WCP6887

Letter (WCP6887.7986)

[1]

Parkstone, Dorset.

March 30th 1891

Dear Mr Fisher

I was glad to have your letter and to find that you are a believer in the glacial-lake theory. The subject has always had a fascination for me, and ever since I saw the glacial marks in N. Wales around Snowden and read Ramsay's papers, I have been a firm convert

Now, the wonderful proofs of the enormous extent & thickness of the ice-sheet in N. America and overq the British Isles, and of its marching over hill and valley and carrying portions of the sea-bottom far inland & up to 1200 high on Snowden, renders it far easier to understand how it could grind out lake-basins. I am just reading Wrights "Man in the Glacial Epoch", which [2] give us an excellent summary of the glacial phenomena in America and Europe. The chapter on British Glaciation is by Prof. Percy F. Kendall of the Yorkshire College, Leeds, and he gives the evidence for the Moel Tryfaen beds being seabottom carried up by the ice sheet, and it seems to me conclusive, and does away with the mythical 1500 feet subsidence. Nothing is said about lakes, however except to show the enormous extent and thickness of the glacial deposits in N. America, which have blocked up and buried the old drainage lines, and so obscured the natural surface that it is impossible to tell what old river beds may have drained the valleys now occupied by the Great Lakes. Do you know of any good geological account for our Lakes [3] of the Lake District, showing how far they are true rock basins, then depth &c.[?] Looking at the Map, it seems impossible to explain them by earth-movements, as it would require so many distinct local movements. I do not know if it is in consequence of my letter, but Bonney has just read a paper at the Geog. Society against the glacial origin of lakes. I am glad of this, as I shall hear what can be said against it.
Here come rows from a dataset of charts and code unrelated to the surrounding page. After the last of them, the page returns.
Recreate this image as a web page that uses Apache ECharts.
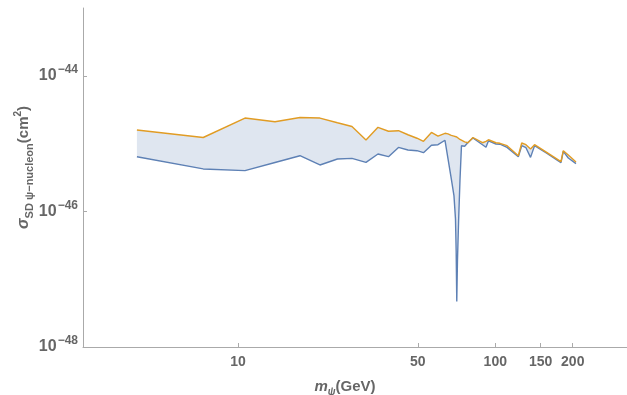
<!DOCTYPE html>
<html>
<head>
<meta charset="utf-8">
<script src="https://cdn.jsdelivr.net/npm/echarts@6/dist/echarts.min.js"></script>
<style>
  html, body { margin: 0; padding: 0; background: #fff; }
  #chart { width: 627px; height: 395px; }
</style>
</head>
<body>
<div id="chart"></div>
<script>
// mass m_psi (GeV)
const masses = [4.05, 7.33, 10.65, 13.93, 17.42, 20.83, 24.36, 27.74, 31.45, 35.01, 38.46, 42.06, 45.78, 49.63, 52.60, 56.49, 59.89, 63.77, 65.50, 67.45, 69.10, 70.04, 70.47, 70.86, 71.30, 72.07, 72.91, 73.90, 76.04, 78.32, 81.89, 89.19, 92.04, 94.10, 100.6, 104.3, 111.1, 122.9, 126.7, 131.6, 137.1, 142.1, 158.4, 180.0, 183.8, 192.2, 205.9];
// upper bound of sigma_SD (cm^2)
const upperSigma = [1.59e-45, 1.23e-45, 2.38e-45, 2.10e-45, 2.43e-45, 2.38e-45, 2.03e-45, 1.79e-45, 1.13e-45, 1.74e-45, 1.52e-45, 1.55e-45, 1.35e-45, 1.20e-45, 1.08e-45, 1.46e-45, 1.29e-45, 1.42e-45, 1.39e-45, 1.32e-45, 1.29e-45, 1.26e-45, 1.26e-45, 1.25e-45, 1.24e-45, 1.20e-45, 1.15e-45, 1.10e-45, 1.06e-45, 1.03e-45, 1.23e-45, 1.03e-45, 1.08e-45, 1.14e-45, 1.03e-45, 1.01e-45, 9.31e-46, 6.63e-46, 1.02e-45, 9.63e-46, 8.33e-46, 9.63e-46, 7.42e-46, 5.41e-46, 7.86e-46, 6.77e-46, 5.36e-46];
// lower bound of sigma_SD (cm^2)
const lowerSigma = [6.41e-46, 4.23e-46, 3.99e-46, 5.27e-46, 6.63e-46, 4.84e-46, 5.93e-46, 6.05e-46, 5.28e-46, 7.03e-46, 6.41e-46, 8.79e-46, 8.04e-46, 7.86e-46, 7.34e-46, 9.47e-46, 9.63e-46, 1.12e-45, 5.99e-46, 3.04e-46, 1.71e-46, 7.83e-47, 2.65e-47, 4.69e-48, 1.89e-47, 7.83e-47, 2.84e-46, 9.31e-46, 9.15e-46, 1.04e-45, 1.21e-45, 9.63e-46, 8.85e-46, 1.10e-45, 9.86e-46, 9.80e-46, 8.79e-46, 6.41e-46, 9.31e-46, 8.70e-46, 6.26e-46, 9.31e-46, 7.22e-46, 5.23e-46, 7.68e-46, 6.14e-46, 5.06e-46];
// tick values
const xTicks = [10, 50, 100, 150, 200];
const yTickExps = [-48, -46, -44];
const xRange = [2.5, 325];
const yRangeExp = [-48, -43];

const lg = Math.log10;
const lowerData = masses.map((m, i) => [lg(m), lg(lowerSigma[i])]);
const upperData = masses.map((m, i) => [lg(m), lg(upperSigma[i])]);
const bandData = masses.map((m, i) => [lg(m), lg(lowerSigma[i]), lg(upperSigma[i])]);

const gray = '#666666';
const chart = echarts.init(document.getElementById('chart'));
chart.setOption({
  animation: false,
  backgroundColor: '#ffffff',
  grid: { left: 83, right: 0, top: 8, bottom: 48, containLabel: false, outerBoundsMode: 'none' },
  xAxis: {
    type: 'value',
    min: lg(xRange[0]),
    max: lg(xRange[1]),
    splitLine: { show: false },
    axisLine: { show: true, onZero: false, lineStyle: { color: '#aaaaaa', width: 1 } },
    axisTick: { show: true, inside: true, length: 4, customValues: xTicks.map(lg), lineStyle: { color: '#aaaaaa' } },
    axisLabel: {
      customValues: xTicks.map(lg),
      margin: 8,
      color: gray,
      fontFamily: 'Liberation Sans',
      fontWeight: 'bold',
      fontSize: 14,
      formatter: v => String(Math.round(Math.pow(10, v)))
    },
    name: '{i|m}{s|ψ}{n|(GeV)}',
    nameLocation: 'middle',
    nameMoveOverlap: false,
    nameGap: 30,
    nameTextStyle: {
      padding: [0, 20, 0, 0],
      rich: {
        i: { fontSize: 15, fontStyle: 'italic', fontWeight: 'bold', color: gray, fontFamily: 'Liberation Sans', lineHeight: 20 },
        s: { fontSize: 10, fontStyle: 'italic', fontWeight: 'bold', color: gray, fontFamily: 'Liberation Sans', verticalAlign: 'bottom' },
        n: { fontSize: 15, fontWeight: 'bold', color: gray, fontFamily: 'Liberation Sans', lineHeight: 20 }
      }
    }
  },
  yAxis: {
    type: 'value',
    min: yRangeExp[0],
    max: yRangeExp[1],
    splitLine: { show: false },
    axisLine: { show: true, onZero: false, lineStyle: { color: '#aaaaaa', width: 1 } },
    axisTick: { show: true, inside: true, length: 4, customValues: yTickExps, lineStyle: { color: '#aaaaaa' } },
    axisLabel: {
      customValues: yTickExps,
      margin: 5,
      formatter: v => '{b|10}{e|−' + Math.abs(Math.round(v)) + '}',
      rich: {
        b: { fontSize: 16, fontWeight: 'bold', color: gray, fontFamily: 'Liberation Sans', lineHeight: 24 },
        e: { fontSize: 12, fontWeight: 'bold', color: gray, fontFamily: 'Liberation Sans', verticalAlign: 'top', padding: [0, 0, 0, 1] }
      }
    },
    name: '{g|σ}{s|SD ψ−nucleon}{n|(cm}{p|2}{n|)}',
    nameLocation: 'middle',
    nameMoveOverlap: false,
    nameGap: 48,
    nameRotate: 90,
    nameTextStyle: {
      padding: [0, 0, 0, 20],
      rich: {
        g: { fontSize: 16, fontStyle: 'italic', fontWeight: 'bold', color: gray, fontFamily: 'Liberation Sans', lineHeight: 22 },
        s: { fontSize: 11, fontWeight: 'bold', color: gray, fontFamily: 'Liberation Sans', verticalAlign: 'bottom' },
        n: { fontSize: 15, fontWeight: 'bold', color: gray, fontFamily: 'Liberation Sans', lineHeight: 22 },
        p: { fontSize: 10, fontWeight: 'bold', color: gray, fontFamily: 'Liberation Sans', verticalAlign: 'top' }
      }
    }
  },
  series: [
    {
      name: 'band',
      type: 'custom',
      data: bandData,
      encode: { x: 0, y: [1, 2] },
      z: 1,
      renderItem: function (params, api) {
        if (params.dataIndexInside !== 0) return null;
        const n = params.dataInsideLength;
        const top = [], bot = [];
        for (let i = 0; i < n; i++) {
          top.push(api.coord([api.value(0, i), api.value(2, i)]));
          bot.push(api.coord([api.value(0, i), api.value(1, i)]));
        }
        return {
          type: 'polygon',
          shape: { points: top.concat(bot.reverse()) },
          style: { fill: 'rgba(94,129,181,0.2)', stroke: null }
        };
      }
    },
    {
      name: 'lower',
      type: 'line',
      data: lowerData,
      symbol: 'none',
      lineStyle: { color: '#5E81B5', width: 1.4 },
      itemStyle: { color: '#5E81B5' },
      z: 3
    },
    {
      name: 'upper',
      type: 'line',
      data: upperData,
      symbol: 'none',
      lineStyle: { color: '#E19C24', width: 1.4 },
      itemStyle: { color: '#E19C24' },
      z: 4
    }
  ]
});
</script>
</body>
</html>
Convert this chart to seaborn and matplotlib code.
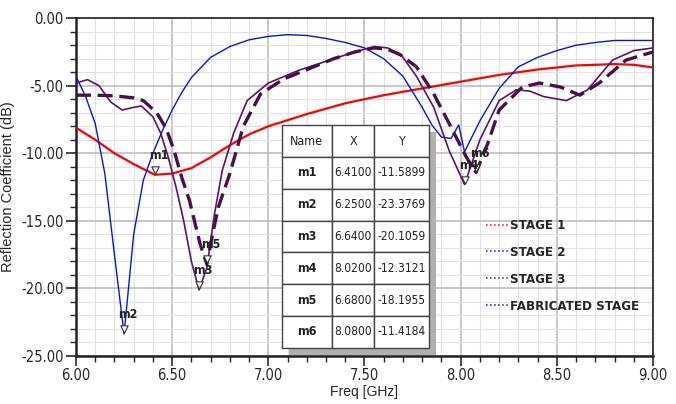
import numpy as np
import pandas as pd
import matplotlib
matplotlib.use("Agg")
import matplotlib.pyplot as plt
import matplotlib.transforms as mtrans
from matplotlib.lines import Line2D
from matplotlib.patches import Rectangle
from matplotlib.ticker import MultipleLocator, FormatStrFormatter
import seaborn as sns

# values
stage1_f = [6.00, 6.10, 6.20, 6.30, 6.41, 6.50, 6.60, 6.70, 6.80, 6.90, 7.00,
            7.20, 7.40, 7.60, 7.80, 8.00, 8.20, 8.40, 8.60, 8.80, 8.90, 9.00]
stage1_db = [-8.1, -9.0, -10.0, -10.8, -11.59, -11.5, -11.1, -10.3, -9.4, -8.6, -8.0,
             -7.1, -6.3, -5.7, -5.2, -4.7, -4.2, -3.8, -3.5, -3.4, -3.45, -3.65]

stage2_f = [6.00, 6.05, 6.10, 6.15, 6.20, 6.25, 6.30, 6.35, 6.40, 6.45, 6.50, 6.55,
            6.60, 6.70, 6.80, 6.90, 7.00, 7.10, 7.20, 7.30, 7.40, 7.50, 7.60, 7.70,
            7.80, 7.85, 7.90, 7.95, 7.99, 8.02, 8.10, 8.20, 8.30, 8.40, 8.50, 8.60,
            8.70, 8.80, 9.00]
stage2_db = [-4.3, -5.8, -7.8, -11.5, -17.5, -23.38, -16.0, -12.0, -10.0, -8.3, -6.8, -5.5,
             -4.4, -2.9, -2.1, -1.6, -1.35, -1.22, -1.28, -1.5, -1.8, -2.2, -3.0, -4.3,
             -6.6, -7.9, -8.8, -8.9, -7.9, -9.9, -7.6, -5.2, -3.6, -2.9, -2.4, -2.0,
             -1.8, -1.65, -1.65]

stage3_f = [6.00, 6.06, 6.12, 6.18, 6.24, 6.30, 6.34, 6.40, 6.44, 6.48, 6.52, 6.56,
            6.60, 6.64, 6.68, 6.72, 6.76, 6.82, 6.89, 7.00, 7.16, 7.34, 7.45, 7.55,
            7.62, 7.69, 7.77, 7.86, 7.94, 8.02, 8.10, 8.20, 8.29, 8.36, 8.43, 8.55,
            8.66, 8.79, 8.90, 9.00]
stage3_db = [-4.8, -4.55, -5.0, -6.2, -6.8, -6.6, -6.5, -7.3, -8.5, -10.3, -12.5, -15.0,
             -18.0, -20.11, -18.5, -14.5, -11.3, -8.5, -6.1, -4.8, -3.85, -3.0, -2.5, -2.1,
             -2.2, -2.7, -4.3, -6.6, -9.8, -12.31, -9.0, -6.1, -5.3, -5.4, -5.8, -6.1,
             -5.3, -3.1, -2.4, -2.2]

fab_f = [6.00, 6.10, 6.20, 6.30, 6.35, 6.42, 6.47, 6.51, 6.55, 6.59, 6.645, 6.68,
         6.71, 6.74, 6.80, 6.87, 6.96, 7.08, 7.34, 7.45, 7.55, 7.62, 7.685, 7.77,
         7.86, 7.94, 8.03, 8.08, 8.14, 8.20, 8.32, 8.41, 8.52, 8.62, 8.72, 8.86, 9.00]
fab_db = [-5.7, -5.7, -5.75, -5.9, -6.1, -7.0, -8.2, -9.8, -11.8, -13.5, -16.7, -18.2,
          -16.0, -14.0, -11.5, -8.0, -5.6, -4.5, -3.0, -2.5, -2.2, -2.3, -2.7, -3.6,
          -5.6, -7.8, -10.3, -11.42, -9.3, -6.8, -5.1, -4.8, -5.1, -5.7, -4.8, -3.1, -2.5]

marker_names = ["m1", "m2", "m3", "m4", "m5", "m6"]
marker_x = [6.41, 6.25, 6.64, 8.02, 6.68, 8.08]
marker_y = [-11.5899, -23.3769, -20.1059, -12.3121, -18.1955, -11.4184]

legend_labels = ["STAGE 1", "STAGE 2", "STAGE 3", "FABRICATED STAGE"]
colors = ["#ff0000", "#0a14e0", "#5a1468", "#461048"]

sns.set_style("whitegrid")
plt.rcParams["font.family"] = ["Liberation Sans", "DejaVu Sans"]
plt.rcParams["axes.unicode_minus"] = False
narrow = {"family": ["DejaVu Sans"], "stretch": "condensed"}

fig = plt.figure(figsize=(6.76, 4.04), dpi=100)
ax = fig.add_axes([0.1124, 0.119, 0.8536, 0.836])

curves = [(stage1_f, stage1_db, 1.6, "-"),
          (stage2_f, stage2_db, 1.0, "-"),
          (stage3_f, stage3_db, 1.2, "-"),
          (fab_f, fab_db, 2.4, (0, (4.5, 2)))]
for (f, db, lw, ls), c in zip(curves, colors):
    df = pd.DataFrame({"f": f, "db": db})
    sns.lineplot(data=df, x="f", y="db", ax=ax, color=c, linewidth=lw,
                 linestyle=ls, zorder=3)

# markers drawn with the tip on the point
tri = mtrans.offset_copy(ax.transData, fig=fig, x=0, y=3.5, units="points")
ax.scatter(marker_x, marker_y, marker="v", s=28, facecolor="white",
           edgecolor="#333333", linewidth=0.8, transform=tri, zorder=5)
for n, mx, my in zip(marker_names, marker_x, marker_y):
    ax.annotate(n, (mx, my), xytext=(-4, 9), textcoords="offset points",
                fontsize=9, fontweight="bold", color="#222222",
                ha="left", va="bottom", zorder=6, **narrow)

ax.set_xlim(6.0, 9.0)
ax.set_ylim(-25, 0)
ax.xaxis.set_major_locator(MultipleLocator(0.5))
ax.xaxis.set_minor_locator(MultipleLocator(0.1))
ax.yaxis.set_major_locator(MultipleLocator(5))
ax.yaxis.set_minor_locator(MultipleLocator(1))
ax.xaxis.set_major_formatter(FormatStrFormatter("%.2f"))
ax.yaxis.set_major_formatter(FormatStrFormatter("%.2f"))
ax.grid(which="major", color="#b8b8b8", linewidth=1.1)
ax.grid(which="minor", color="#e2e2e2", linewidth=0.8)
ax.tick_params(which="major", direction="out", length=7, width=1.2,
               left=True, bottom=True, labelsize=10.5, pad=2)
ax.tick_params(which="minor", direction="out", length=4, width=1.0,
               left=True, bottom=True)
for lab in ax.get_xticklabels() + ax.get_yticklabels():
    lab.set_family(narrow["family"])
    lab.set_fontstretch("condensed")
for s in ax.spines.values():
    s.set_color("#222222")
    s.set_linewidth(1.2)
ax.spines["left"].set_linewidth(1.8)
ax.spines["bottom"].set_linewidth(1.8)

ax.set_xlabel("Freq [GHz]", fontsize=10, labelpad=1)
ax.set_ylabel("Reflection Coefficient (dB)", fontsize=10.5, labelpad=4)

# marker table with a drop shadow
tx, ty, tw, th = 0.357, 0.024, 0.255, 0.659
ax.add_patch(Rectangle((tx + 0.012, ty - 0.02), tw, th, transform=ax.transAxes,
                       facecolor="#b0b0b0", edgecolor="none", zorder=6))
rows = [[n, f"{x:.4f}", f"{y:.4f}"] for n, x, y in zip(marker_names, marker_x, marker_y)]
tab = ax.table(cellText=rows, colLabels=["Name", "X", "Y"], cellLoc="center",
               colWidths=[50, 43, 55], bbox=[tx, ty, tw, th], zorder=7)
tab.auto_set_font_size(False)
for (r, c), cell in tab.get_celld().items():
    cell.set_edgecolor("#444444")
    cell.set_linewidth(1.0)
    cell.set_facecolor("white")
    cell.PAD = 0.02
    t = cell.get_text()
    t.set_fontsize(9 if (r == 0 or c == 0) else 8.6)
    t.set_family(narrow["family"])
    t.set_fontstretch("condensed")
    t.set_color("#222222")
    if c == 0 and r > 0:
        t.set_fontweight("bold")
tab.set_zorder(7)

handles = [Line2D([], [], color=c, linestyle=":", linewidth=1.1) for c in colors]
leg = ax.legend(handles, legend_labels, loc="upper left", bbox_to_anchor=(0.69, 0.44),
                frameon=False, handlelength=1.8, handletextpad=0.0, labelspacing=1.05,
                prop={"family": narrow["family"], "stretch": "condensed",
                      "size": 9.5, "weight": "bold"})
leg.set_zorder(8)

fig.savefig("out.png", dpi=100)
I did not think much of the article or paper he wrote some years back. Your suggestion as to the water helping to float the thin end of the glacier is good, and does away with all difficulty as to the motion up-hill. I had all the papers by Ramsey & others on the subject, but before moving here got rid of them. I wrote the letter partly to excite discussion preparatory to writing [4] an article on the subject in the Fortnightly. Did you see my article on "Inaccessible Valleys" in the "Nineteenth Century" of this month? If you have any paper or book giving facts as to which lakes are rock basins and which not, I should be obliged for the loan of them, but I am in no hurry.

I have been reading Mellard Reades "Origin of Mountain Ranges" and have been greatly impressed and pleased with it. Prof. Green pooh-poohed it in "Nature" but it seems to me a remarkable book, serving to complete your work. I do not think you referred to it. It does certainly explain the upheaval and crumpling for the masses of strata which form mountains, — but there still remains the great upheavals without crumpling or much disturbance, which seems an even more difficult problem. Have any of the Alpine geologists written recently on the lake-basins?